The development of high-quality and highly-efficient graphene was selected as one of the world’s six most challenging tasks by the Korean Research Council for Industrial Science & Technology in November 2011. However, there were even more challenges and limits to overcome in terms of commercialization.
In order to commercialize the two-dimensional nano-material, Dr. Lee and his team not only secured technologies to mass-produce graphene using top-down black lead exfoliation, but manufactured highly concentrated, diffusive solutions and pastes. They subsequently secured a nano-fusion technology that could be applied to promote highly functional, flexible, and transparent electrodes by integrating with the technologies pertaining to graphene and carbon nanotube hybrids.
Based on the technology, the adjustment of density and viscosity became convenient and enabled a direct use of electronic printing ink for the materialization of soft electronics in the near future. Furthermore, the preoccupation of proprietary technologies for the application of various mass-produced graphene devices secures even more competitiveness in graphene applications.
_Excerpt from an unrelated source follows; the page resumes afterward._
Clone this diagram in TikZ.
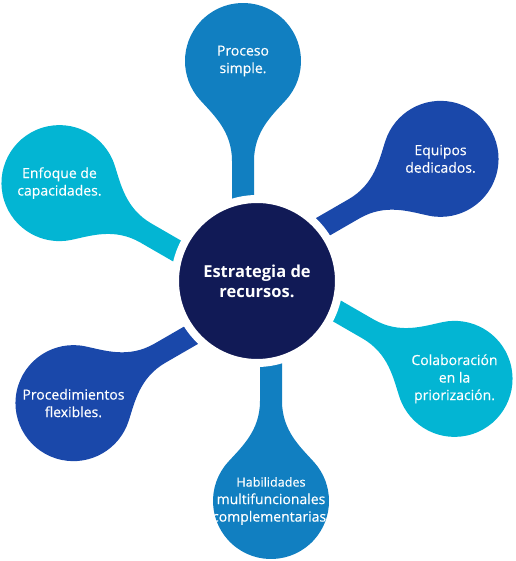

The chemical exfoliation of black lead applied by Dr. Lee and his team entirely deviates from the existing method called chemical vapor deposition, which is currently used in the commercialization of graphene. Developed by KERI, this technology utilizes high concentration and diffusion of high-quality graphene from larger areas as well as in the mass-production of pastes. In February 2011, the research team’s performance was published twice in ACS NANO, a foremost international journal that features the latest proprietary nanotechnology. The mass production of pastes and multi-porous powders, as well as highly concentrated solutions where graphene extracted from black lead is thinly and evenly distributed and maintained, will connect electronic printing processes for next-generation flexible electric, electronic, and energy devices (i.e. computers that can be wound around wrists like watches or folded to fit into bags).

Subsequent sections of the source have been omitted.